— start Listed records —
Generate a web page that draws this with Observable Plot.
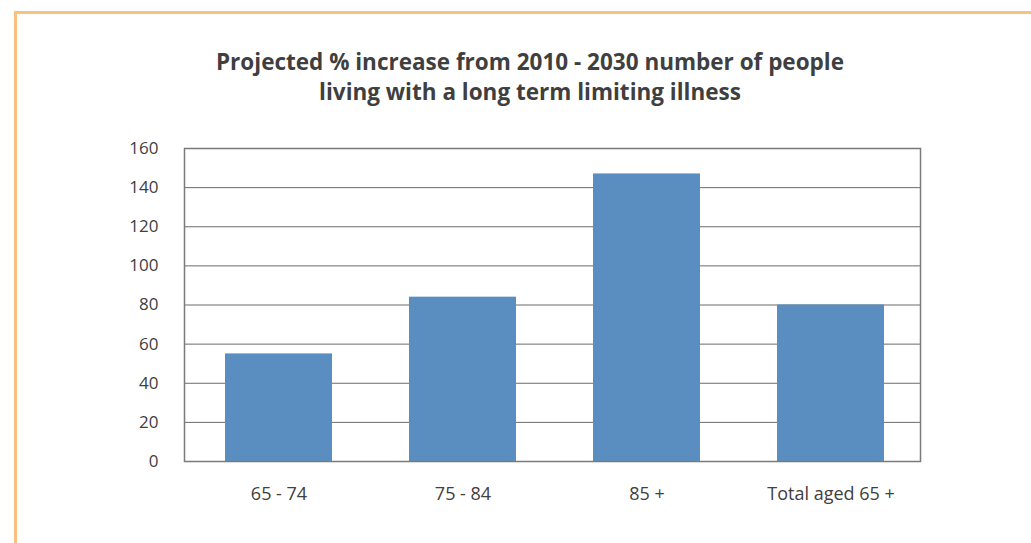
<!DOCTYPE html>
<html>
<head>
<meta charset="utf-8">
<script src="https://cdn.jsdelivr.net/npm/d3@7"></script>
<script src="https://cdn.jsdelivr.net/npm/@observablehq/plot@0.6"></script>
<style>
  html, body { margin: 0; padding: 0; background: #fff; width: 1031px; height: 543px; overflow: hidden; }
  #border { position: absolute; left: 14px; top: 11px; width: 1100px; height: 620px; border: 3px solid #f9c27c; box-sizing: border-box; }
  #title { position: absolute; left: 0; top: 47px; width: 1060px; text-align: center; font-family: "Open Sans", sans-serif; font-weight: bold; font-size: 22.5px; line-height: 30px; color: #3f3f3f; }
  #chart { position: absolute; left: 0; top: 125px; }
</style>
</head>
<body>
<div id="border"></div>
<div id="title">Projected % increase from 2010 - 2030 number of people<br>living with a long term limiting illness</div>
<div id="chart"></div>
<script>
const categories = ["65 - 74", "75 - 84", "85 +", "Total aged 65 +"];
const values = [55, 84, 147, 80];
const yTicks = [0, 20, 40, 60, 80, 100, 120, 140, 160];

const data = categories.map((c, i) => ({category: c, value: values[i]}));

const chart = Plot.plot({
  width: 1031,
  height: 400,
  marginTop: 23,
  marginBottom: 64,
  marginLeft: 184,
  marginRight: 111,
  style: {fontFamily: "Open Sans, sans-serif", fontSize: "17px", color: "#404040", background: "transparent"},
  x: {domain: categories, paddingInner: 0.42, paddingOuter: 0.21, align: 0.527, label: null},
  y: {domain: [0, 160], label: null},
  marks: [
    Plot.ruleY(yTicks, {stroke: "#6b6b6b", strokeWidth: 1}),
    Plot.barY(data, {x: "category", y: "value", fill: "#5b8ec0"}),
    Plot.frame({stroke: "#7a7a7a", strokeWidth: 1.5}),
    Plot.axisY(yTicks, {tickSize: 0, tickPadding: 26, fill: "#404040", fontSize: 17, label: null}),
    Plot.axisX({tickSize: 0, tickPadding: 26, fill: "#404040", fontSize: 18, label: null})
  ]
});
document.getElementById("chart").appendChild(chart);
</script>
</body>
</html>
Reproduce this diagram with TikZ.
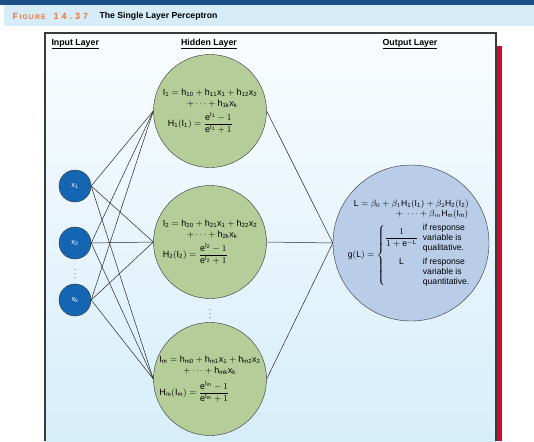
\documentclass[tikz,border=0pt]{standalone}
\usepackage{fontspec}
\usepackage{amsmath}
\setmainfont{Liberation Sans}
\setmathrm{Liberation Sans}
\usetikzlibrary{calc}
\definecolor{bar_blue}{HTML}{1D4F86}
\definecolor{band_blue}{HTML}{D6ECF8}
\definecolor{fig_orange}{HTML}{F0733A}
\definecolor{frame_gray}{HTML}{3A3A3A}
\definecolor{frame_top}{HTML}{FAFCFE}
\definecolor{frame_bot}{HTML}{D6EEFA}
\definecolor{side_red}{HTML}{C8102E}
\definecolor{hidden_green}{HTML}{B5CD99}
\definecolor{input_blue}{HTML}{1566B2}
\definecolor{output_blue}{HTML}{B9CCE8}

\begin{document}
\begin{tikzpicture}[x=1pt,y=-1pt,
    layer/.style={font=\bfseries\fontsize{8.8}{10}\selectfont},
    inputnode/.style={circle,draw=black!80,fill=input_blue,minimum size=32pt,inner sep=0pt,
        text=white,font=\fontsize{7.5}{9}\selectfont},
    hiddennode/.style={circle,draw=black!80,fill=hidden_green,minimum size=113pt,inner sep=0pt,
        align=left,font=\fontsize{9}{10.5}\selectfont},
    outputnode/.style={circle,draw=black!80,fill=output_blue,minimum size=156pt,inner sep=0pt,
        font=\fontsize{8.6}{10}\selectfont},
    link/.style={black!85,line width=0.5pt}]

    \useasboundingbox (0,0) rectangle (534,441);

    % Bandeau du titre
    \fill[bar_blue] (0,0) rectangle (534,5);
    \fill[band_blue] (4,5) rectangle (534,26);
    \node[anchor=west,text=fig_orange,font=\bfseries\fontsize{9}{10}\selectfont] (fig) at (9,16)
        {F\,{\fontsize{6.8}{8}\selectfont I\,G\,U\,R\,E}\hspace{8pt}1\,\,4\,\,.\,\,3\,\,7};
    \node[anchor=west,font=\bfseries\fontsize{8.7}{10}\selectfont] (title) at (96,16) {The Single Layer Perceptron};

    % Cadre et barre rouge
    \shade[top color=frame_top,bottom color=frame_bot] (45,33) rectangle (496,441);
    \draw[frame_gray,line width=1.1pt] (45,441) -- (45,33) -- (496,33) -- (496,441);
    \fill[side_red] (497,46) rectangle (502,441);

    % Titres des couches
    \node[layer,anchor=west] (inlab) at (48,44) {\underline{Input Layer}};
    \node[layer] (hidlab) at (209,44) {\underline{Hidden Layer}};
    \node[layer] (outlab) at (410,44) {\underline{Output Layer}};

    % Couche d'entree
    \node[inputnode] (x1) at (75,186) {x\textsubscript{1}};
    \node[inputnode] (x2) at (75,243) {x\textsubscript{2}};
    \node[inputnode] (xk) at (75,300) {x\textsubscript{k}};
    \node[font=\fontsize{7}{7}\selectfont] (vdx) at (75,271) {$\vdots$};

    % Couche cachee
    \node[hiddennode] (h1) at (210,111) {%
        $\mathrm{I_1 = h_{10} + h_{11}x_1 + h_{12}x_2}$\\
        \hspace*{24pt}$+ \cdots + \mathrm{h_{1k}x_k}$\\[4pt]
        \hspace*{5pt}$\mathrm{H_1(I_1)} = \dfrac{\mathrm{e^{I_1}} - 1}{\mathrm{e^{I_1}} + 1}$};
    \node[hiddennode] (h2) at (210,242) {%
        $\mathrm{I_2 = h_{20} + h_{21}x_1 + h_{22}x_2}$\\
        \hspace*{24pt}$+ \cdots + \mathrm{h_{2k}x_k}$\\[4pt]
        $\mathrm{H_2(I_2)} = \dfrac{\mathrm{e^{I_2}} - 1}{\mathrm{e^{I_2}} + 1}$};
    \node[hiddennode] (hm) at (210,379) {%
        $\mathrm{I_m = h_{m0} + h_{m1}x_1 + h_{m2}x_2}$\\
        \hspace*{24pt}$+ \cdots + \mathrm{h_{mk}x_k}$\\[6pt]
        $\mathrm{H_m(I_m)} = \dfrac{\mathrm{e^{I_m}} - 1}{\mathrm{e^{I_m}} + 1}$};
    \node[font=\fontsize{7}{7}\selectfont] (vdh) at (210,311) {$\vdots$};

    % Couche de sortie
    \node[outputnode] (out) at (411,243) {%
        \begin{tabular}{@{}l@{}}
        \hspace*{6pt}$\mathrm{L} = \beta_0 + \beta_1\mathrm{H_1(I_1)} + \beta_2\mathrm{H_2(I_2)}$\\
        \hspace*{48pt}$+ \ \cdots + \beta_m\mathrm{H_m(I_m)}$\\[5pt]
        $\mathrm{g(L)} = \left\{\begin{tabular}{@{}c@{\hspace{5pt}}l@{}}
            $\dfrac{1}{1 + \mathrm{e^{-L}}}$ & \parbox[c]{50pt}{\raggedright if response variable is qualitative.}\\[14pt]
            $\mathrm{L}$ & \parbox[t]{50pt}{\raggedright if response variable is quantitative.}\\[18pt]
        \end{tabular}\right.$
        \end{tabular}};

    % Liaisons entree -> cachee -> sortie
    \foreach \i in {x1,x2,xk}
        \foreach \j in {h1,h2,hm}
            \draw[link] (\i.east) -- (\j.west);
    \foreach \j in {h1,h2,hm}
        \draw[link] (\j.east) -- (out.west);
\end{tikzpicture}
\end{document}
— end Listed records —
Make an exact copy of the lines from the top of the material through the line with "const data = categories.map((c, i)", pictures excluded.

Generate a web page that draws this with Observable Plot.
<!DOCTYPE html>
<html>
<head>
<meta charset="utf-8">
<script src="https://cdn.jsdelivr.net/npm/d3@7"></script>
<script src="https://cdn.jsdelivr.net/npm/@observablehq/plot@0.6"></script>
<style>
  html, body { margin: 0; padding: 0; background: #fff; width: 1031px; height: 543px; overflow: hidden; }
  #border { position: absolute; left: 14px; top: 11px; width: 1100px; height: 620px; border: 3px solid #f9c27c; box-sizing: border-box; }
  #title { position: absolute; left: 0; top: 47px; width: 1060px; text-align: center; font-family: "Open Sans", sans-serif; font-weight: bold; font-size: 22.5px; line-height: 30px; color: #3f3f3f; }
  #chart { position: absolute; left: 0; top: 125px; }
</style>
</head>
<body>
<div id="border"></div>
<div id="title">Projected % increase from 2010 - 2030 number of people<br>living with a long term limiting illness</div>
<div id="chart"></div>
<script>
const categories = ["65 - 74", "75 - 84", "85 +", "Total aged 65 +"];
const values = [55, 84, 147, 80];
const yTicks = [0, 20, 40, 60, 80, 100, 120, 140, 160];

const data = categories.map((c, i) => ({category: c, value: values[i]}));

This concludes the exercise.